Ayat yang kita kutip di atas menegaskan bahwa tidak ada seorang ulama` yang menguasai ilmu kitab Allah, atau mendapatkan hikmah dari Allah SWT, atau diangkat menjadi nabi dan rasul, kecuali mereka menyeru kepada kaumnya agar mereka menjadi manusia-manusia rabbânî.

Secara eksplisit, sifat manusia rabbânî –sebagaimana dimaksud oleh ayat 79 surat Âli `Imrân adalah mereka yang secara kontinyu dan rutin (istilah Arabnya: tajaddud wa al-istimrâr) melakukan dua hal, yaitu :

1. Dirâsat al-kitâb (mengaji, belajar dan mengkaji kitab Allah SWT), dan
2. Ta`lîm al-kitâb (mengajarkan kitab Allah SWT).

Namun, ada satu kajian yang sangat menarik yang dilakukan oleh Imâm al-Mufassirîn (pemimpin para ahli tafsir), yaitu Ibnu Jarîr al-Thabarî (224 – 310 H).

Dalam kitabnya; Jâmi` al-Bayân fî ta'wîl Al-Qur'ân, vol. 3, hal. 351 – 354 (Kairo: Dâr al-Taufîqiyah), setelah ia menjelaskan beragam pendapat `ulama' dalam hal ini, ia sampai kepada kesimpulan sebagai berikut :

1. Rabbânî adalah level atau mustawâ yang lebih tinggi dari sekedar al-fiqh (memahami agama) dan al-`ilm (ilmu atau penguasaan kitab Allah).
2. Rabbânî seseorang yang menggabungkan antara al-fiqh dan al-`ilm dengan:
a. Al-Bashira bi al-siyâsah (melek, bahkan, sangat melek politik)
b. Al-Bashira bi al-tadbîr (melek, bahkan, sangat melek terhadap manajemen, dan kepemimpinan)
c.

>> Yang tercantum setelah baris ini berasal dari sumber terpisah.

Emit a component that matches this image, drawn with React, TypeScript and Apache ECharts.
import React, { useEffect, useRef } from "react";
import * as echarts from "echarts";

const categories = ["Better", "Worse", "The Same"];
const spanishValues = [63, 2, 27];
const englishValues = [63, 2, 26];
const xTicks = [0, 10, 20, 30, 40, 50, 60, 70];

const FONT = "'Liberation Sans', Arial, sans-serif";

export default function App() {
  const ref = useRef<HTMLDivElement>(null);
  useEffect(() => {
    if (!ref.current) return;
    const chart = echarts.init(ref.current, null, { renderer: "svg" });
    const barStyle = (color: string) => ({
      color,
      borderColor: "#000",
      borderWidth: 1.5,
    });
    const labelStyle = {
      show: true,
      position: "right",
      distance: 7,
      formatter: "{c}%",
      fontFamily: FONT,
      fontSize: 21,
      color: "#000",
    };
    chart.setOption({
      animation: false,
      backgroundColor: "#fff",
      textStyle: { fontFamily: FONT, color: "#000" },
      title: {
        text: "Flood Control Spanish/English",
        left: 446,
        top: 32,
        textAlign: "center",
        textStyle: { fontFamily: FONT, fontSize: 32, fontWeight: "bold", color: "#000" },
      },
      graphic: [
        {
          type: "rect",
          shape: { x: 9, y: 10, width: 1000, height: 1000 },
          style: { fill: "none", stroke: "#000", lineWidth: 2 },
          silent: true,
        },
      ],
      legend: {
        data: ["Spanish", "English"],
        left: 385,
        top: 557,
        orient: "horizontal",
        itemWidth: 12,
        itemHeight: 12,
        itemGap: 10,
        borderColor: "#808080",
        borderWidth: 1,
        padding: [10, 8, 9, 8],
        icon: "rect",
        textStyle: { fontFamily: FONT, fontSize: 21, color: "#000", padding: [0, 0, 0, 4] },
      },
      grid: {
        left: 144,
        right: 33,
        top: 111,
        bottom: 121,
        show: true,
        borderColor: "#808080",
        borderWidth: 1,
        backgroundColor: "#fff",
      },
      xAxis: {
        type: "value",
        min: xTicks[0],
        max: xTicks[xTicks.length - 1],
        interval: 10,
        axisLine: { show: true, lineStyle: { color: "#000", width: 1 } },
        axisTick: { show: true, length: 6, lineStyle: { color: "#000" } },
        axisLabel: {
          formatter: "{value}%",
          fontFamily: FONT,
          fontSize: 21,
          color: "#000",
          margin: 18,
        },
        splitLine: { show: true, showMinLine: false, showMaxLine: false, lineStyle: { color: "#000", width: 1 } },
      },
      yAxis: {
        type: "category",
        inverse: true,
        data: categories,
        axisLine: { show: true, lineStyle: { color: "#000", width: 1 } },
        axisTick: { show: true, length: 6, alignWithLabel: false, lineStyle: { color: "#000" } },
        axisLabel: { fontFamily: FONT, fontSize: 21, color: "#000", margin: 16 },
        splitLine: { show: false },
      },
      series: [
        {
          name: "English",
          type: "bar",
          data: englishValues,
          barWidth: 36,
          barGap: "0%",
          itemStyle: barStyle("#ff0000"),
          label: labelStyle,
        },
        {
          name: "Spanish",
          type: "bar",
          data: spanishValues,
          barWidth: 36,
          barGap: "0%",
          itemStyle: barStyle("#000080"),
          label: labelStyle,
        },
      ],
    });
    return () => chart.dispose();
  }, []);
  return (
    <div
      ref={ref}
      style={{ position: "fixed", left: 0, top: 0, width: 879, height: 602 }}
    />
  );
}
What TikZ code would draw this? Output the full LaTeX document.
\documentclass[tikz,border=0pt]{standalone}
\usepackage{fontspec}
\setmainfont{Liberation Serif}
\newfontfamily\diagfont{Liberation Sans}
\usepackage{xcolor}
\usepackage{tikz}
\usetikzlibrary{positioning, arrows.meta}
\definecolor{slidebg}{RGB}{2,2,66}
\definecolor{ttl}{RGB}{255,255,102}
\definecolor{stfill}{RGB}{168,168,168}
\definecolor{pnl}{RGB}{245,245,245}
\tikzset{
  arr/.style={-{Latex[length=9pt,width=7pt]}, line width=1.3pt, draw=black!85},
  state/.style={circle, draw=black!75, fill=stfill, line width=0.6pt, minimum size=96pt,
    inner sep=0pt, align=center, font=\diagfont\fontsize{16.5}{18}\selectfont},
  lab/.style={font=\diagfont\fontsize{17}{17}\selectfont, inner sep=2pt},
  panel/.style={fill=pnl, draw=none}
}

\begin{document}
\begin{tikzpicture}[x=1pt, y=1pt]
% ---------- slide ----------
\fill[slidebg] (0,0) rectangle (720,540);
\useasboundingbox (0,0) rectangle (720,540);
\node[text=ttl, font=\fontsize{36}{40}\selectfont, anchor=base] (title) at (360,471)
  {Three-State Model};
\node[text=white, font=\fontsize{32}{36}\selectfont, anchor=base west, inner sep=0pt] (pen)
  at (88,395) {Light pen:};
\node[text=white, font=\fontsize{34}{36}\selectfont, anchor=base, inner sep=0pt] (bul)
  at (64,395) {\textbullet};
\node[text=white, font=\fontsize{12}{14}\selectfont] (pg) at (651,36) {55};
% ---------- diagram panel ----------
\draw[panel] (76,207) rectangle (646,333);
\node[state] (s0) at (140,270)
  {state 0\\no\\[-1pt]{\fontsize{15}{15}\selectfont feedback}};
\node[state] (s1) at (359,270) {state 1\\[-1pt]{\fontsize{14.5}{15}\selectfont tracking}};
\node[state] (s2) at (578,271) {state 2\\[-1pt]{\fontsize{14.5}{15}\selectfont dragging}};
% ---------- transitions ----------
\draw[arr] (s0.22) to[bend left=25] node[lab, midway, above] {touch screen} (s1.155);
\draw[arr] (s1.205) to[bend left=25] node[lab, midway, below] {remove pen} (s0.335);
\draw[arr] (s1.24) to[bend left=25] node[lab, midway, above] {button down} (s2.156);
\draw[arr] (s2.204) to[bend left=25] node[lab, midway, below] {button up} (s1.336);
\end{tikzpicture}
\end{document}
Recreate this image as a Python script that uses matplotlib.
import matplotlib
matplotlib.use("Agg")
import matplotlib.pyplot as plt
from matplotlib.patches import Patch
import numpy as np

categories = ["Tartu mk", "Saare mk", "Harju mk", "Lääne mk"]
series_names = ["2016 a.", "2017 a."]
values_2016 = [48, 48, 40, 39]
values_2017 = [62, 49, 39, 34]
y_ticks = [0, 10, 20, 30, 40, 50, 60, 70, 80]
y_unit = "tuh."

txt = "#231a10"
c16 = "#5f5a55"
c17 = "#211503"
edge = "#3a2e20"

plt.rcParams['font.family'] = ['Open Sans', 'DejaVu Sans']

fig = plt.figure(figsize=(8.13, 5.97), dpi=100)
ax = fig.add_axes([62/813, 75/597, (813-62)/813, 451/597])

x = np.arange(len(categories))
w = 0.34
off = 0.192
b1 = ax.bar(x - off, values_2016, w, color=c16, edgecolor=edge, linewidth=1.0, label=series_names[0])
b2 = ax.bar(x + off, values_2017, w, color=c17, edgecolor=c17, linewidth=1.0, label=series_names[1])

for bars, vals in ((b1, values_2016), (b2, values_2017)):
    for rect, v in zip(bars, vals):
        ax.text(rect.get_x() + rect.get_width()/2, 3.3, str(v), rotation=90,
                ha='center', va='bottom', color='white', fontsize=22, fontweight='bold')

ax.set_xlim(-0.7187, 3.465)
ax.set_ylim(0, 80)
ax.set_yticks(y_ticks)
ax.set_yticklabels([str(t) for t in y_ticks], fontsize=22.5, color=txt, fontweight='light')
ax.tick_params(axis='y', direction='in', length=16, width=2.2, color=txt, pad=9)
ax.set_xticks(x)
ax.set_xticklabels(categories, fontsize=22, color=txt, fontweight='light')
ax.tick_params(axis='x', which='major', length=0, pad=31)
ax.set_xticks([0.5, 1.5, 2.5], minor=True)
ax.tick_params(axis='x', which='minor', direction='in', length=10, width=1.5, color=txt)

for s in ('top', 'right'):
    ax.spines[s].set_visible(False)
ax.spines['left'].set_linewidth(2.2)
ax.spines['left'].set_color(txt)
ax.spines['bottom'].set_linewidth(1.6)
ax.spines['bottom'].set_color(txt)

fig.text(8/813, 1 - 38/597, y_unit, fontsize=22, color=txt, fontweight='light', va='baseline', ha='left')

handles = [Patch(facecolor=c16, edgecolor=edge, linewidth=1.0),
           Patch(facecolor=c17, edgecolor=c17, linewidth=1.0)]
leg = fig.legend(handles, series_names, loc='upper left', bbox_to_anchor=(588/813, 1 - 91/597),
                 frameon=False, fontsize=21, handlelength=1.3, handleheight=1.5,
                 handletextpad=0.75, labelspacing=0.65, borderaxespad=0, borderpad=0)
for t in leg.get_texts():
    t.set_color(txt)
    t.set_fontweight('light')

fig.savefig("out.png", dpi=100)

Al-Qiyâm bi syu-ûn al-ra`iyyah wa mâ yushlihuhum fî dun-yâhum wa dînihim (melaksanakan dan menjalankan segala urusan rakyat dan segala hal yang membawa kemaslahatan mereka, baik dalam kehidupan dunia mereka maupun kehidupan agama mereka). (lihat hal. 353).

Dengan demikian, Rabbânî adalah sandaran manusia dalam al-fiqh, al-`ilm dan berbagai urusan agama dan dunia (lihat pada halaman yang sama).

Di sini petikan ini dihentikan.